Another example of what actually happened in one Houston area neighborhood which flooded in April 2016 and then flooded again in August 2017 at the hands of Harvey involves next door neighbors. Neighbor A hired a public adjuster to handle their 2016 flood claim and hired the same public adjuster when Harvey hit in 2017. Neighbor A received a $132,562.92 structure settlement for the 2016 claim and in 2017 received a structure settlement of $139,274.14. Neighbor B (who lives right next door to Neighbor A in a very similar house) did not hire a public adjuster to handle their 2016 flood claim and received a structure settlement of only $44,203.19 without the assistance of a public adjuster. Following Harvey in 2017, Neighbor B decided to hire the same public adjuster as Neighbor A and the public adjuster settled the claim for Neighbor B in the amount of $101,210.91. If you do the math, even after Neighbor B pays the public adjuster a 10% fee, the settlement results after deducting the fee far exceed what was paid in 2016 because the property owner simply didn’t know what to fight for or how.
What is a public adjuster?
A public adjuster is a person who acts on behalf of the policyholder documenting, estimating, and negotiating a property damage insurance claim. There are only two professions in Texas who can legally represent the policyholder – a licensed public adjuster or an attorney. Public adjusters are licensed and regulated by the Department of Insurance and are required to be tested and maintain a number of continuing education hours to retain their license. They must also be bonded. Simply put, they are licensed to assist property owners in the handling and negotiating of their insurance claims.
Are public adjusters regulated?
The Texas Department of Insurance oversees the licensing and renewal of public adjusters in Texas. You can find the rules that govern Texas public adjusters at http://www.tdi.texas.gov/rules/2004/0618A-059.html
Are public adjusters required to have a license?
Yes, in Texas a person is required to hold a valid public adjuster license in order to represent themselves to be a public adjuster and to handle the settlement of an insurance claim. It is illegal in Texas for someone who is not a licensed public adjuster to represent a policyholder in such capacity. You can verify licensing in Texas at https://txapps.texas.gov/NASApp/tdi/TdiARManager.
Entering into contract with public adjuster
A Texas public adjuster must first enter in a written contract with a policyholder to represent their interest in an insurance claim.

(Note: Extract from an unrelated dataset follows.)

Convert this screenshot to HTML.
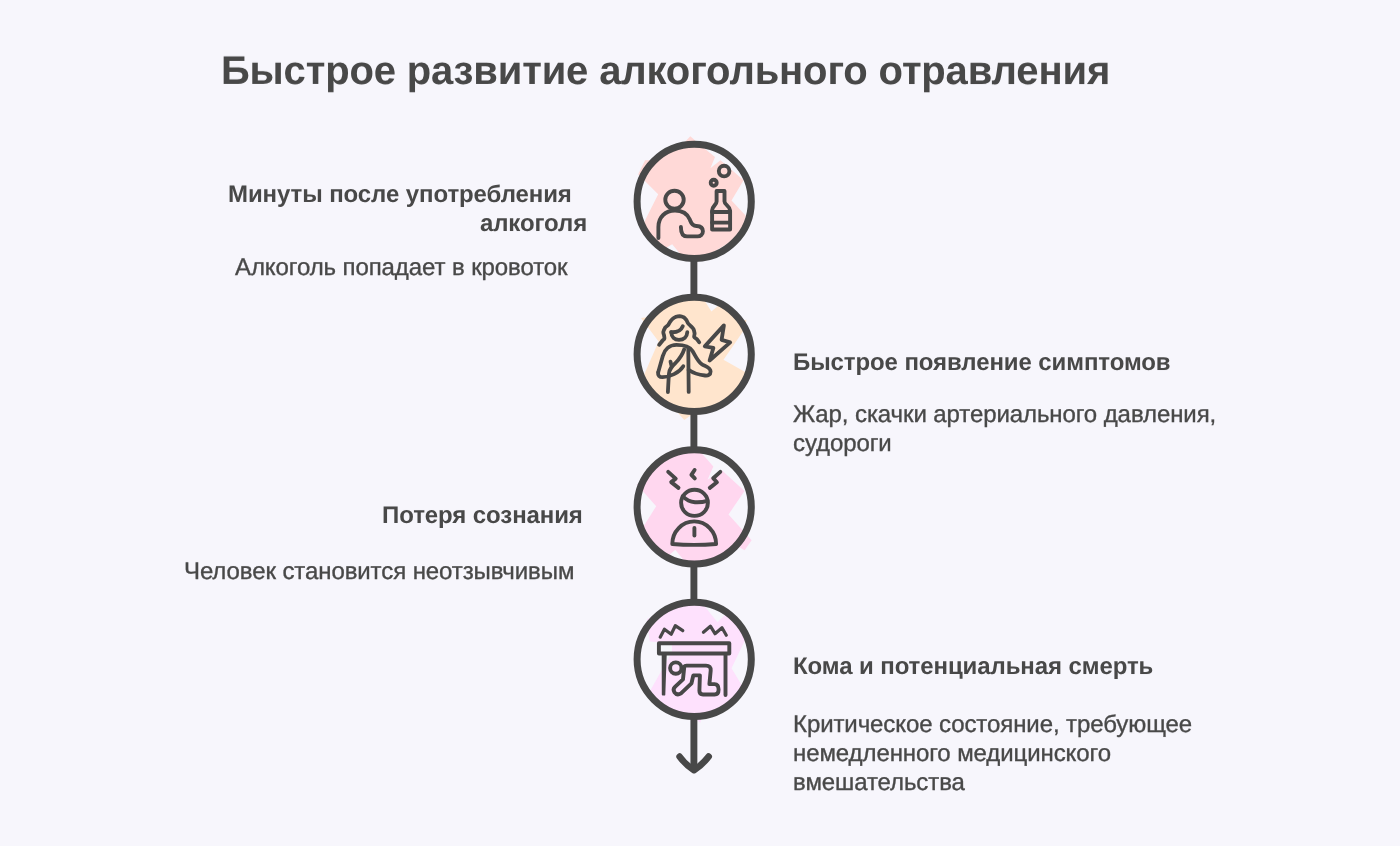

The contract must set forth the terms of the agreement in writing and the contract form also requires the approval of the Texas Department of Insurance. The contract is required to contain language allowing the policyholder to change their mind and cancel the contract if done so within the first 72 hours after being signed. It must also state that the public adjuster represents only the insured and not the interest of any insurance company.
You can find the required language of a public adjuster contract at http://www.tdi.texas.gov/bulletins/2008/cc46.html
Can a public adjuster also participate in making repairs?
No, this is a direct conflict of interest and is prohibit by Texas law. A public adjuster may not represent an insured in negotiation of their insurance claim and directly or indirectly participate in the repairs to said property. A public adjuster may not even hold a financial interest in another company or business who will gain from making the repairs or restoration on a property that they represent as public adjuster.
The purpose of a public adjuster is to assist the policyholder in documenting and settling a property damage insurance claim. This absolutely does not include participating (even at arms-length) in the repair process.